Exercise aim
Search the records below for the word "this". Pull out each line that has it.

Entries provided
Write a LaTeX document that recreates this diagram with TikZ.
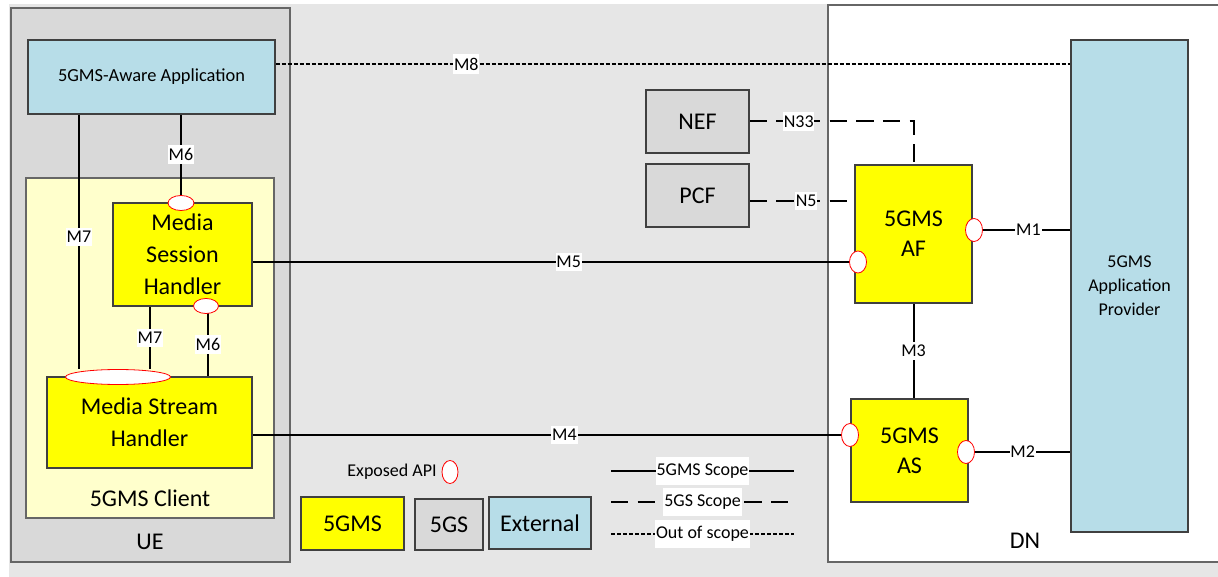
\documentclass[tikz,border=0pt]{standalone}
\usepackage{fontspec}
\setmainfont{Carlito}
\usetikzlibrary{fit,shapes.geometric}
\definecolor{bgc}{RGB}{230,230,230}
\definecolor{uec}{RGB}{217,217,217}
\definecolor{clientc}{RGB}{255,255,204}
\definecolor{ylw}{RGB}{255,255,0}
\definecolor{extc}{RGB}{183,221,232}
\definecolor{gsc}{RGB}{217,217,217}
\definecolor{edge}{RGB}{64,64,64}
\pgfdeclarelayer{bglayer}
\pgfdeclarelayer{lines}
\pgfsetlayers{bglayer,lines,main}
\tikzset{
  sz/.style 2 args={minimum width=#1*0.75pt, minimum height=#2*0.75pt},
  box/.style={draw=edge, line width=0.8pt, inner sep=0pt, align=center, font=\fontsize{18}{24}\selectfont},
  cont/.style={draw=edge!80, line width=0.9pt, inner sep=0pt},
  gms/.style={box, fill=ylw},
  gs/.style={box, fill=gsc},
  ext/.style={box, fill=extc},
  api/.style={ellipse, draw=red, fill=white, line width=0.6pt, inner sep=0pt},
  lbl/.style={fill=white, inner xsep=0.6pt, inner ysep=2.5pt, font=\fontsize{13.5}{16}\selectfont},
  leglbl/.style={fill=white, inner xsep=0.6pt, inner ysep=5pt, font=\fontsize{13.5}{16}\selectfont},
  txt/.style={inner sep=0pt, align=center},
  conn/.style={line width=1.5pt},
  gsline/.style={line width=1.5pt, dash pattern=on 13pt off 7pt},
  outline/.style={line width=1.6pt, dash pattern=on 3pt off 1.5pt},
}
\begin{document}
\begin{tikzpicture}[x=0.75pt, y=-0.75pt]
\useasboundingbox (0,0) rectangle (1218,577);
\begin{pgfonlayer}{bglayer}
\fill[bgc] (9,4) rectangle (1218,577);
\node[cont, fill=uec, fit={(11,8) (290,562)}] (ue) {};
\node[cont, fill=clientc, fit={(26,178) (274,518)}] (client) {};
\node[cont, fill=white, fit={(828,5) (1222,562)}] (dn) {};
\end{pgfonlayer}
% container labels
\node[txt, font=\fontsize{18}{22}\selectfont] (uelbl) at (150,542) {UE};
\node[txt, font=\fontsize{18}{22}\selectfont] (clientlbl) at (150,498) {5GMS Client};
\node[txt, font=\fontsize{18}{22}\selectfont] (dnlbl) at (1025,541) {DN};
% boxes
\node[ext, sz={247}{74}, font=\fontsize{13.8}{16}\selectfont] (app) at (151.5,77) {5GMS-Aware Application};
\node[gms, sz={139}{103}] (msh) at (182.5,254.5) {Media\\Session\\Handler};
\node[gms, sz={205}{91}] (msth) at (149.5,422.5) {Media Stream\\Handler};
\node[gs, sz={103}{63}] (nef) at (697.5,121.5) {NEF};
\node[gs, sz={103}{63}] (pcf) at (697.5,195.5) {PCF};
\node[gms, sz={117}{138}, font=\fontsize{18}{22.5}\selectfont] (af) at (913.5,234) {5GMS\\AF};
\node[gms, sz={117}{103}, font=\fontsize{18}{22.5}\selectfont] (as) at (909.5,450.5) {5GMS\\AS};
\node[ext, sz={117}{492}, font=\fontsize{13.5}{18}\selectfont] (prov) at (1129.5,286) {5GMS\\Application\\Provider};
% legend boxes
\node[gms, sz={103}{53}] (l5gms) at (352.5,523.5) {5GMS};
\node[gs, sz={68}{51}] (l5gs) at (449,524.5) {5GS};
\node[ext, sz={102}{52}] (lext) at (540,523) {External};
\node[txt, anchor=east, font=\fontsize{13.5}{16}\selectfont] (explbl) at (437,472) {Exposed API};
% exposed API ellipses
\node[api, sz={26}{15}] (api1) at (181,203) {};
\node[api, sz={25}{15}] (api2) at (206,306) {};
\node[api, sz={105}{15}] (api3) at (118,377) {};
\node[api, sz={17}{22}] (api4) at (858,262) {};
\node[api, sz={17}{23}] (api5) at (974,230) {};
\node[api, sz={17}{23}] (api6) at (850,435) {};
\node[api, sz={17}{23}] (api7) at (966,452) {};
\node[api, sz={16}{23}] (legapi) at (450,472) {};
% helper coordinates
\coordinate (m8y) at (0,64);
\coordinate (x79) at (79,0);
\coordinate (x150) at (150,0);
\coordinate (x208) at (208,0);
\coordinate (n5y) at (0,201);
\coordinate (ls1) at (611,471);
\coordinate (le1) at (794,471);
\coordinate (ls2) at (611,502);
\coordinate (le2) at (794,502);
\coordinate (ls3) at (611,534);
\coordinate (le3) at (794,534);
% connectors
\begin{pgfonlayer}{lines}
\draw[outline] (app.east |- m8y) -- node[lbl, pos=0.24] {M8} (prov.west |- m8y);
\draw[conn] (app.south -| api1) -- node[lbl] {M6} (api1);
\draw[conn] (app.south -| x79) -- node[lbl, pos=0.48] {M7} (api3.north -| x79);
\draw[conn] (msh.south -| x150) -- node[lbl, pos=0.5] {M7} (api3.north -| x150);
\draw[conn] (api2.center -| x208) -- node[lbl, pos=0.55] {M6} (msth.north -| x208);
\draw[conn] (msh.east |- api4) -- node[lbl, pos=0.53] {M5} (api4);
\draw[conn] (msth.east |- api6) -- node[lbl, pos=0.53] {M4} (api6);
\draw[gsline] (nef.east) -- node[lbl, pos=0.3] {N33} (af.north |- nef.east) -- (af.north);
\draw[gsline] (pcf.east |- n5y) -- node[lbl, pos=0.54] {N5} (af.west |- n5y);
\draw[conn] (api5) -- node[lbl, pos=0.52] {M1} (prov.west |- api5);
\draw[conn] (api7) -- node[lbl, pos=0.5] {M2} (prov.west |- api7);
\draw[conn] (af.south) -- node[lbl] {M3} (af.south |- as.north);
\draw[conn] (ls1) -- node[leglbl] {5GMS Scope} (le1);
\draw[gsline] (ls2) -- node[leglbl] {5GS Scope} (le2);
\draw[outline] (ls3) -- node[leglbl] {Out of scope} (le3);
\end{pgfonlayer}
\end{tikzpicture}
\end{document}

* * *

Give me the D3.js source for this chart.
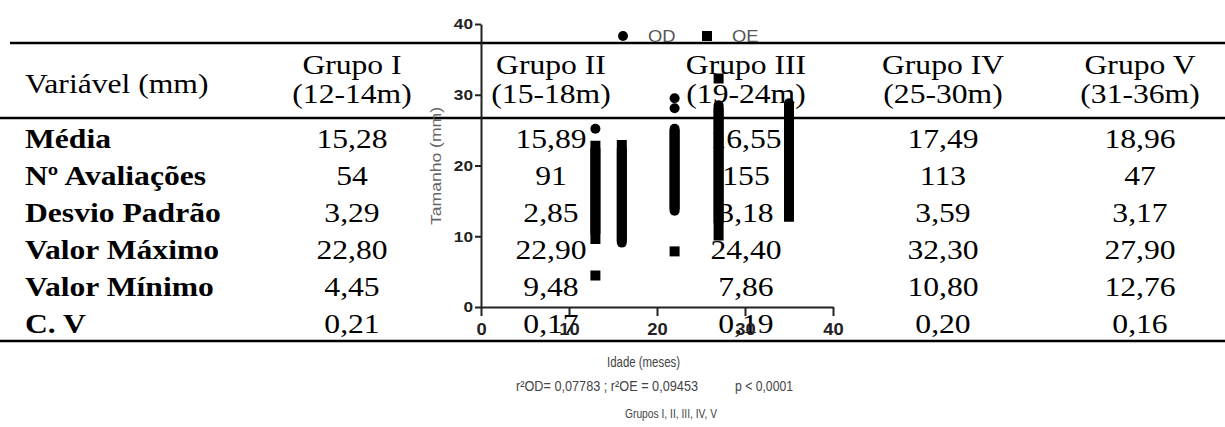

Correct response
Write a LaTeX document that recreates this diagram with TikZ.
Give me the D3.js source for this chart.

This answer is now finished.